‘I’ is for information
What: “Avenue Q”
Where: Brunelle Performance Hall at DHS, 315 W. 14th St.
When: 7 p.m. Friday-Saturday, Nov. 2-3, and Thursday-Saturday, Nov. 8-10, and 2 p.m. Sunday, Nov. 4
Tickets: $16 general, $8 students
The Davis High School drama department will open its fall season at 7 p.m. Friday with the multi-Tony Award-winning musical, “Avenue Q,” in the Brunelle Performance Hall at DHS, 315 W. 14th St.
“Avenue Q,” which won the 2004 Tony Awards triple crown (Best Book, Score and Musical), was written by Robert Lopez and Jeff Marx. The traditionally risqué play has been cleaned up to make it more appropriate for high schoolers and their families.
“This is the school edition, so we got it appropriate,” director Gwyn Bruch said, “and both (music director Bill) Zinn and I have made tiny but significant changes so that neither one of us is offended.”
Bruch insists that the changes are purely for the sake of wholesomeness and do not affect the plot and themes of the play.
“The subject matter is super-important. It’s just the offensive, rated-R stuff that is gone,” Bruch said.
The musical, set in an unnamed borough of New York City, follows Princeton, a college graduate with a B.A. in English and no work experience, as he struggles to find a job, an apartment and his purpose in life. Themes such as religion, race and gender are examined through scenes and songs like “Everyone’s a Little Bit Racist.”
The 23-person ensemble cast will be using puppets to portray many of the characters. Princeton is played by DHS sophomore Cole Yambrovich, while DHS drama veteran, senior Megan Orr plays Kate, Princeton’s love interest. Many newcomers to the drama department, especially sophomores new to DHS, are participating.
“It’s really interesting to get a new, fresh round of people every year,” Orr said, “We’ve got really talented people.”
Other important characters include: Rod, an investment banker played by sophomore Utsav Barghava; Trekkie Monster, a reclusive social media addict played by juniors Clayton Johnston and Josh Garrett; and Gary Coleman, former child actor and building superintendent played by senior Nilesh Haile.
“We’ve got a great cast,” Yambrovich said, “People are pulling together and the show is coming out really well.”
While many characters are portrayed with puppets, some of whom require multiple people to operate effectively, some are portrayed by live actors. Gary Coleman is one of the few characters played by real people instead of puppets.
“They were going to put me on my knees with some shoes taped on, but it was very limited mobility,” Haile said.
The censorship of certain “mature” aspects of the show has been a point of contention for some.

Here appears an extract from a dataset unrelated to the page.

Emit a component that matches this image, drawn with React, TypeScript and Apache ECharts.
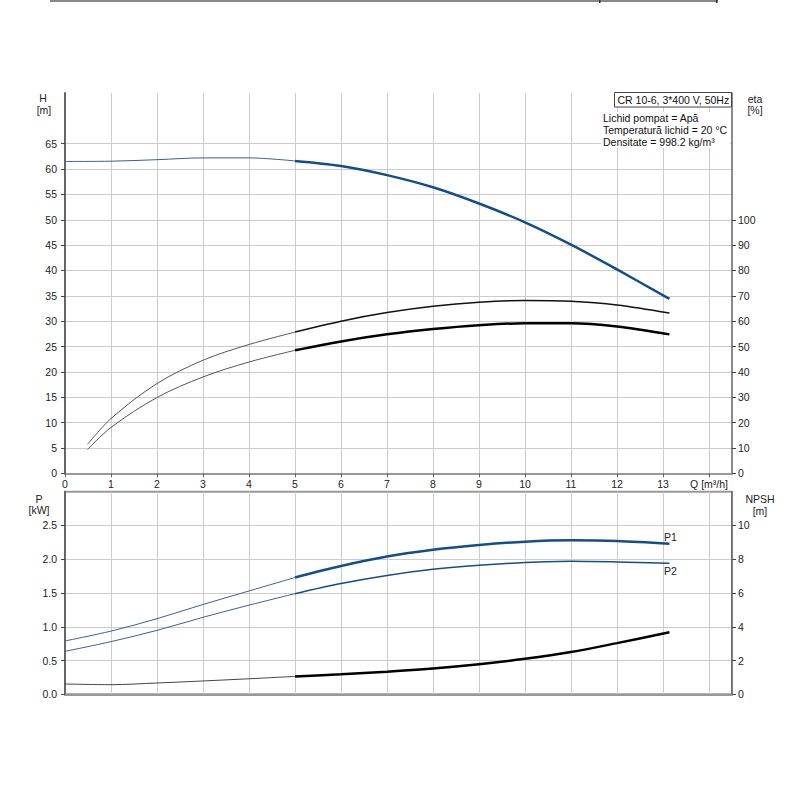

“A few of my friends are not coming because they’ve seen the show before and they think that it’s not worth it,” Yambrovich said. “I think it’s still a great show. It’s just more family-oriented.”
Added Haile, “There were some instances where the censorship was unnecessary. We see this stuff every day anyway. It’s on our TVs. And some of the stuff that was taken out, it wasn’t even that profane.”
Others, like Orr, believe the censorship was necessary and doesn’t alter the content of the show.
“The original show does have a lot of really inappropriate themes. Obviously, since we’re a high school department, we had to kind of tone it down,” Orr said, “Still, a lot of the quirky, fun, edgy stuff is still there, just with less of the profanity.”
The show runs through Saturday, Nov. 10, with performances at 7 p.m. Friday and Saturday and Thursday through Saturday, Nov. 8-10, plus a 2 p.m. matinée Sunday. Tickets are $16 general admission, $8 for students and are available for purchase at dhsdrama.net and at the box office.